Principal Component Analysis and K-means Clustering
We investigated whether the 74 participants could be classified naturally into different subtypes based on their features. We performed PCA analysis using the sklearn.decomposition PCA package and plotted the contribution of explained variance from each principal component (Fig. 3A). We found that the Elbow method found an inflection point for the cumulative explained variance after the first nine principal components, which accounted for 80.4% of the overall variance from the dataset. Hence, we decided to use the first 9 principal components to perform dimensional reduction and proceeded to investigate naturally occurring clusters using the k-means clustering algorithm. We used three metrics to identify the best-fit number of clusters to classify our dataset - Silhouette score, Elbow Method, and the Davies-Bouldin Index. Elbow method identified the biggest slope change around k = 3, which indicated that k = 3 was optimal. Davies-Bouldin Index found the smallest index for k = 3, further substantiating the validity of using k = 3. Finally, the Silhouette Score was also the highest at k = 3, which guided our decision to model our clusters with k = 3 (Fig. 3B-C).
Cluster-wise Mean and Correlation across Features
For k = 3, cluster-wise mean and SEM were quantified for each of the 29 variables. 25 participants were classified under cluster A, 17 participants were classified under cluster B, and 32 participants were classified under cluster C. We ran one-way ANOVA to compare significant differences across the three clusters (Fig. 4A). The features can also be categorized into the macro-dimensions of EMA, Clinical Symptom Assessments, Passive Sensor Data, BACS Cognitive Assessment, and SFS Social Functioning Assessments. In addition to the mean and SEM, we computed probability density function via the kernel density estimation (kde) for each of the clusterwise features (Fig. 4B). This figure further showcases the distinct distributional patterns of features across the three clusters.
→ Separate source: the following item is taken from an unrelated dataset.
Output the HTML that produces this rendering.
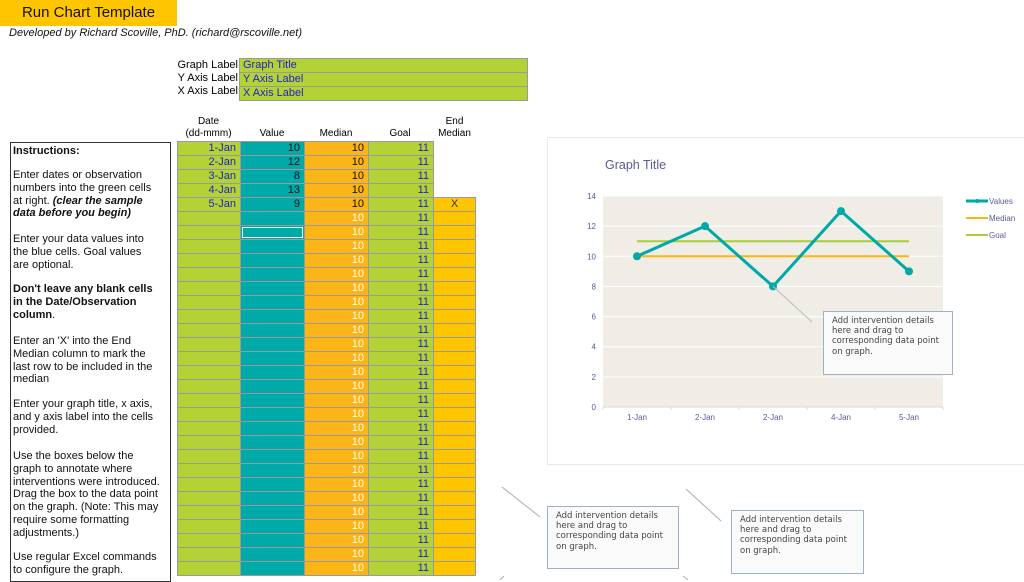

Partial Correlation Calculation
Partial correlation measures the degree of association between two variables, with the effect of a set of controlling variables removed. When determining the numerical relationship between two variables of interest, using their correlation coefficient will give misleading results if there are other confounding variables that are numerically related to both variables of interest. This misleading information can be avoided by controlling for the confounding variable, which is done by computing the partial correlation coefficient. In order to focus on the features that were least redundant, for partial correlational analyses, we decided to omit all PANSS-related features other than PANSS Total, all BACS subdomain scores other than the BACS Composite, and all SFS subdomain scores other than the SFS Composite scores. This yielded a total of 13 features instead of 29, which we use to focus on independent sources of input for the correlational explorations. Based on the partial correlation at the significance level of p = 0.05, we found 5 significant partial correlations for cluster A, 6 for cluster B, and 5 for cluster C (Fig. 5A-C).
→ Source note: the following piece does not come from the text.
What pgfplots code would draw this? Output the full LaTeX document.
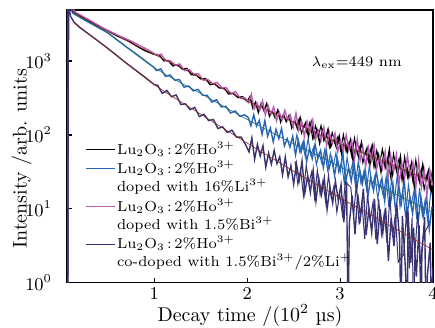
\documentclass[border=0pt]{standalone}
\usepackage{fontspec}
\usepackage{pgfplots}
\pgfplotsset{compat=1.18}
\definecolor{cB}{RGB}{40,100,180}
\definecolor{cM}{RGB}{185,95,185}
\definecolor{cN}{RGB}{55,50,115}
\definecolor{cF}{RGB}{140,40,30}
\definecolor{cT}{RGB}{30,110,120}
\begin{document}
\begin{tikzpicture}
\begin{axis}[
  scale only axis, width=183bp, height=136.4bp,
  ymode=log,
  xmin=0.06, xmax=4, ymin=1, ymax=4900,
  xtick={1,2,3,4}, ytick={1,10,100,1000},
  xminorticks=false, yminorticks=false,
  tick align=inside, xtick pos=bottom, ytick pos=left,
  major tick length=2.5pt,
  tick style={black, line width=0.6pt},
  tick label style={font=\small},
  yticklabel style={xshift=-4pt},
  xticklabel style={yshift=1pt},
  xlabel={Decay time /(10$^2$ \textmu s)},
  ylabel={Intensity /arb. units},
  xlabel style={at={(axis description cs:0.5,-0.12)}, anchor=center},
  ylabel style={at={(axis description cs:-0.124,0.455)}, anchor=center},
  axis line style={line width=0.6pt},
  legend style={draw=none, fill=none, at={(axis description cs:0.05,0.527)}, anchor=north west,
    inner sep=0pt, nodes={inner sep=1pt}, row sep=0pt,
    font=\fontsize{7.3}{9}\selectfont, cells={align=left}},
  legend cell align=left,
  legend image code/.code={\draw[#1, line width=0.5pt] (0cm,0cm) -- (0.5cm,0cm);},
]
\addplot[black, line width=0.7pt] coordinates {
(0.068,0.5) (0.075,7000) (0.10,5500) (0.12,4677) (0.2,4074) (0.3,3467) (0.4,2951) (0.5,2570) (0.6,2188) (0.7,1950) (0.8,1622) (0.9,1380) (1.0,1230)
(1.05,1216) (1.10,1014) (1.15,1016) (1.20,859) (1.25,891) (1.30,780) (1.35,793) (1.40,652) (1.45,649) (1.50,571) (1.55,579) (1.60,480) (1.65,492) (1.70,431) (1.75,433) (1.80,358) (1.85,365) (1.90,321) (1.95,330) (2.00,284)
(2.03,330) (2.06,232) (2.09,277) (2.12,202) (2.15,265) (2.18,214) (2.21,265) (2.24,179) (2.27,209) (2.30,172) (2.33,217) (2.36,150) (2.39,189) (2.42,152) (2.45,182) (2.48,125) (2.51,158) (2.54,122) (2.57,172) (2.60,122) (2.63,147) (2.66,95.9) (2.69,147) (2.72,91.0) (2.75,118) (2.78,77.4) (2.81,115) (2.84,86.5) (2.87,119) (2.90,69.7) (2.93,88.1) (2.96,67.9) (2.99,95.7) (3.02,53.3) (3.05,84.5) (3.08,59.4) (3.11,84.5) (3.14,44.9) (3.17,68.5) (3.20,49.9) (3.23,79.1) (3.26,51.8) (3.29,66.4) (3.32,39.2) (3.35,68.9) (3.38,37.8) (3.41,53.8) (3.44,31.8) (3.47,54.0) (3.50,37.9) (3.53,62.7) (3.56,27.9) (3.59,41.4) (3.62,28.4) (3.65,50.1) (3.68,23.3) (3.71,41.1) (3.74,26.9) (3.77,41.8) (3.80,19.4) (3.83,32.8) (3.86,22.4) (3.89,39.6) (3.92,23.9) (3.95,32.5) (3.98,17.2) (4.00,24.0)
};
\addlegendentry{Lu$_2$O$_3$\,:\,2\%Ho$^{3+}$}
\addplot[black, line width=0.5pt, forget plot] coordinates {
(2.525,134) (2.555,161) (2.585,105) (2.615,137) (2.645,106) (2.675,149) (2.705,89.7) (2.735,133) (2.765,94.8) (2.795,134) (2.825,83.0) (2.855,102) (2.885,68.5) (2.915,108) (2.945,78.9) (2.975,94.2) (3.005,61.8) (3.035,101) (3.065,59.3) (3.095,78.7) (3.125,51.6) (3.155,90.8) (3.185,55.5) (3.215,71.1) (3.245,41.9) (3.275,59.7) (3.305,43.5) (3.335,68.7) (3.365,36.5) (3.395,61.9) (3.425,40.6) (3.455,64.3) (3.485,35.3) (3.515,46.9) (3.545,26.5) (3.575,55.6) (3.605,34.9) (3.635,47.5) (3.665,25.1) (3.695,50.5) (3.725,26.7) (3.755,38.0) (3.785,22.9) (3.815,45.9) (3.845,25.4) (3.875,34.6) (3.905,18.3) (3.935,28.3) (3.965,19.4) (3.995,34.3)
};
\addplot[cB, line width=0.7pt, legend image post style={yshift=4.5pt}] coordinates {
(0.068,0.5) (0.075,7000) (0.10,5200) (0.12,4467) (0.2,3890) (0.3,3311) (0.4,2818) (0.5,2399) (0.6,1928) (0.7,1549) (0.8,1259) (0.9,1012) (1.0,813)
(1.02,745) (1.07,782) (1.12,617) (1.17,647) (1.22,550) (1.27,561) (1.32,443) (1.37,460) (1.42,394) (1.47,414) (1.52,345) (1.57,343) (1.62,278) (1.67,300) (1.72,239) (1.77,244) (1.82,198) (1.87,211) (1.92,179) (1.97,187)
(2.01,173) (2.04,133) (2.07,187) (2.10,132) (2.13,157) (2.16,102) (2.19,156) (2.22,95.9) (2.25,124) (2.28,80.5) (2.31,119) (2.34,89.1) (2.37,122) (2.40,71.0) (2.43,89.1) (2.46,68.4) (2.49,95.9) (2.52,53.7) (2.55,84.3) (2.58,58.7) (2.61,83.0) (2.64,43.7) (2.67,66.2) (2.70,47.8) (2.73,75.0) (2.76,48.8) (2.79,61.9) (2.82,36.2) (2.85,63.2) (2.88,34.4) (2.91,48.6) (2.94,28.4) (2.97,47.9) (3.00,32.3) (3.03,56.9) (3.06,23.4) (3.09,35.9) (3.12,23.6) (3.15,43.7) (3.18,18.8) (3.21,34.8) (3.24,21.9) (3.27,35.1) (3.30,15.1) (3.33,26.7) (3.36,17.6) (3.39,32.5) (3.42,18.6) (3.45,25.9) (3.48,12.9) (3.51,30.5) (3.54,11.4) (3.57,20.8) (3.60,8.77) (3.63,21.5) (3.66,12.1) (3.69,24.9) (3.72,8.32) (3.75,14.3) (3.78,8.57) (3.81,18.7) (3.84,6.59) (3.87,14.4) (3.90,8.13) (3.93,14.9) (3.96,5.25) (3.99,10.8)
};
\addlegendentry{Lu$_2$O$_3$\,:\,2\%Ho$^{3+}$\\doped with 16\%Li$^{3+}$}
\addplot[cB, line width=0.5pt, forget plot] coordinates {
(2.505,61.9) (2.535,101) (2.565,59.2) (2.595,77.8) (2.625,50.7) (2.655,88.3) (2.685,53.6) (2.715,68.1) (2.745,39.7) (2.775,56.2) (2.805,40.6) (2.835,63.7) (2.865,33.5) (2.895,56.4) (2.925,36.7) (2.955,57.5) (2.985,31.4) (3.015,42.8) (3.045,22.2) (3.075,49.7) (3.105,29.7) (3.135,41.5) (3.165,20.6) (3.195,43.9) (3.225,21.8) (3.255,31.8) (3.285,18.2) (3.315,38.7) (3.345,20.1) (3.375,28.1) (3.405,13.9) (3.435,22.4) (3.465,14.8) (3.495,27.2) (3.525,10.6) (3.555,25.9) (3.585,13.0) (3.615,28.4) (3.645,10.6) (3.675,17.3) (3.705,7.71) (3.735,21.3) (3.765,11.3) (3.795,17.3) (3.825,7.31) (3.855,19.0) (3.885,8.00) (3.915,13.0) (3.945,6.52) (3.975,17.0)
};
\addplot[cM, line width=0.7pt, legend image post style={yshift=4.5pt}] coordinates {
(0.068,0.5) (0.075,7000) (0.10,5600) (0.15,4571) (0.25,3890) (0.35,3311) (0.45,2786) (0.55,2427) (0.65,2113) (0.75,1862) (0.85,1603) (0.95,1380)
(1.025,1199) (1.075,1239) (1.125,995) (1.175,1005) (1.225,875) (1.275,912) (1.325,740) (1.375,769) (1.425,665) (1.475,676) (1.525,548) (1.575,566) (1.625,494) (1.675,514) (1.725,438) (1.775,435) (1.825,361) (1.875,385) (1.925,315) (1.975,320)
(2.015,273) (2.045,356) (2.075,224) (2.105,272) (2.135,216) (2.165,289) (2.195,186) (2.225,249) (2.255,193) (2.285,240) (2.315,155) (2.345,202) (2.375,161) (2.405,215) (2.435,159) (2.465,185) (2.495,128) (2.525,196) (2.555,114) (2.585,155) (2.615,95.9) (2.645,152) (2.675,110) (2.705,159) (2.735,87.1) (2.765,114) (2.795,85.5) (2.825,127) (2.855,71.9) (2.885,107) (2.915,77.6) (2.945,105) (2.975,59.4) (3.005,84.9) (3.035,60.0) (3.065,100) (3.095,63.0) (3.125,83.2) (3.155,46.5) (3.185,87.3) (3.215,45.1) (3.245,67.0) (3.275,37.4) (3.305,67.6) (3.335,45.9) (3.365,73.8) (3.395,35.2) (3.425,50.4) (3.455,35.6) (3.485,59.4) (3.515,26.5) (3.545,52.2) (3.575,31.9) (3.605,54.0) (3.635,22.0) (3.665,41.1) (3.695,26.4) (3.725,52.0) (3.755,28.7) (3.785,41.7) (3.815,19.8) (3.845,45.3) (3.875,19.4) (3.905,32.8) (3.935,15.5) (3.965,33.9) (3.995,20.7)
};
\addlegendentry{Lu$_2$O$_3$\,:\,2\%Ho$^{3+}$\\doped with 1.5\%Bi$^{3+}$}
\addplot[cN, line width=0.7pt, legend image post style={yshift=4.5pt}] coordinates {
(0.068,0.5) (0.075,7000) (0.085,4900) (0.10,3981) (0.14,3311) (0.2,2818) (0.3,2291) (0.4,1841) (0.5,1479) (0.6,1175) (0.7,933) (0.8,750) (0.9,603) (1.0,479)
(1.035,470) (1.085,365) (1.135,400) (1.185,329) (1.235,348) (1.285,258) (1.335,264) (1.385,220) (1.435,236) (1.485,177) (1.535,190) (1.585,156) (1.635,162) (1.685,122) (1.735,129) (1.785,108) (1.835,116) (1.885,93.3) (1.935,93.5) (1.985,72.8)
(2.02,58.9) (2.05,91.2) (2.08,46.9) (2.11,74.8) (2.14,51.8) (2.17,71.6) (2.20,36.6) (2.23,57.0) (2.26,40.3) (2.29,61.8) (2.32,40.9) (2.35,50.7) (2.38,28.9) (2.41,50.1) (2.44,27.1) (2.47,38.6) (2.50,21.6) (2.53,40.7) (2.56,24.4) (2.59,44.6) (2.62,16.4) (2.65,27.8) (2.68,16.7) (2.71,33.3) (2.74,12.7) (2.77,26.2) (2.80,15.6) (2.83,26.2) (2.86,9.79) (2.89,19.7) (2.92,12.0) (2.95,23.6) (2.98,13.1) (3.01,21.2) (3.04,6.58) (3.07,23.6) (3.085,0.3) (3.10,6.52) (3.13,15.2) (3.16,4.52) (3.19,15.8) (3.22,7.64) (3.25,18.8) (3.28,4.44) (3.31,9.86) (3.34,4.81) (3.37,13.5) (3.40,3.34) (3.43,9.95) (3.46,4.73) (3.49,10.35) (3.52,1.97) (3.55,7.55) (3.58,3.14) (3.61,11.5) (3.64,4.00) (3.655,0.3) (3.67,8.05) (3.70,1.84) (3.725,0.3) (3.73,9.48) (3.76,1.87) (3.79,5.56) (3.82,1.21) (3.85,6.00) (3.875,0.3) (3.88,2.42) (3.91,7.71) (3.925,0.3) (3.94,1.24) (3.97,3.48) (3.985,0.3) (4.00,1.65)
};
\addlegendentry{Lu$_2$O$_3$\,:\,2\%Ho$^{3+}$\\co-doped with 1.5\%Bi$^{3+}$/2\%Li$^{+}$}
\addplot[cN, line width=0.5pt, forget plot] coordinates {
(2.515,44.2) (2.545,21.4) (2.575,33.7) (2.605,15.2) (2.635,38.6) (2.665,22.4) (2.695,31.9) (2.725,14.1) (2.755,33.3) (2.785,15.4) (2.815,23.9) (2.845,12.3) (2.875,28.6) (2.905,14.3) (2.935,20.6) (2.965,8.99) (2.995,16.2) (3.025,8.26) (3.055,23.2) (3.115,19.6) (3.145,8.09) (3.175,21.8) (3.205,6.15) (3.235,12.2) (3.265,3.91) (3.295,15.6) (3.325,7.21) (3.355,12.4) (3.385,3.83) (3.415,13.7) (3.445,4.53) (3.475,8.83) (3.505,3.44) (3.535,14.6) (3.565,4.15) (3.595,8.55) (3.625,1.91) (3.685,2.42) (3.715,9.12) (3.745,1.57) (3.775,7.59) (3.79,0.3) (3.805,2.50) (3.835,8.93) (3.865,1.81) (3.895,4.40) (3.955,6.17)
};
\addplot[cF, line width=0.3pt, smooth, forget plot] coordinates {
(0.12,4677) (0.5,2512) (1,1230) (1.5,596) (2,288) (2.5,148) (3,75.9) (3.5,42.7) (4,22.9)
};
\addplot[cT, line width=0.3pt, smooth, forget plot] coordinates {
(0.12,4467) (0.3,3311) (0.5,2399) (1,813) (1.5,363) (2,162) (2.5,75.9) (3,37.2) (3.5,18.2) (4,8.91)
};
\addplot[cF, line width=0.3pt, smooth, forget plot] coordinates {
(0.14,3311) (0.3,2291) (0.5,1479) (1,479) (1.5,191) (2,77.6) (2.5,32.4) (3,14.1) (3.5,6.31) (4,2.79)
};
\node[font=\fontsize{7.3}{9}\selectfont] at (axis cs:3.18,940) {$\lambda_{\mathrm{ex}}$=449 nm};
\path (rel axis cs:0,0) ++(-33.5bp,-22.6bp) coordinate (BBa);
\path (rel axis cs:1,1) ++(1bp,5bp) coordinate (BBb);
\end{axis}
\pgfresetboundingbox
\useasboundingbox (BBa) rectangle (BBb);
\end{tikzpicture}
\end{document}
Difference of Partial Correlations via the Fisher r-to-Z transformation
Using the Fisher r-to-z transformation, we calculate a value of z that can be applied to assess the significance of the difference between two partial correlation coefficients (ra and rb) found in two clusters of comparison. If ra is greater than rb, the resulting value of z will have a positive sign; if ra is smaller than rb, the sign of z will be negative. Based on the two-tailed Z-test, we noted the significant Z-score difference (at p = 0.05) on each of the cluster-to-cluster difference heatmap (Fig. 6).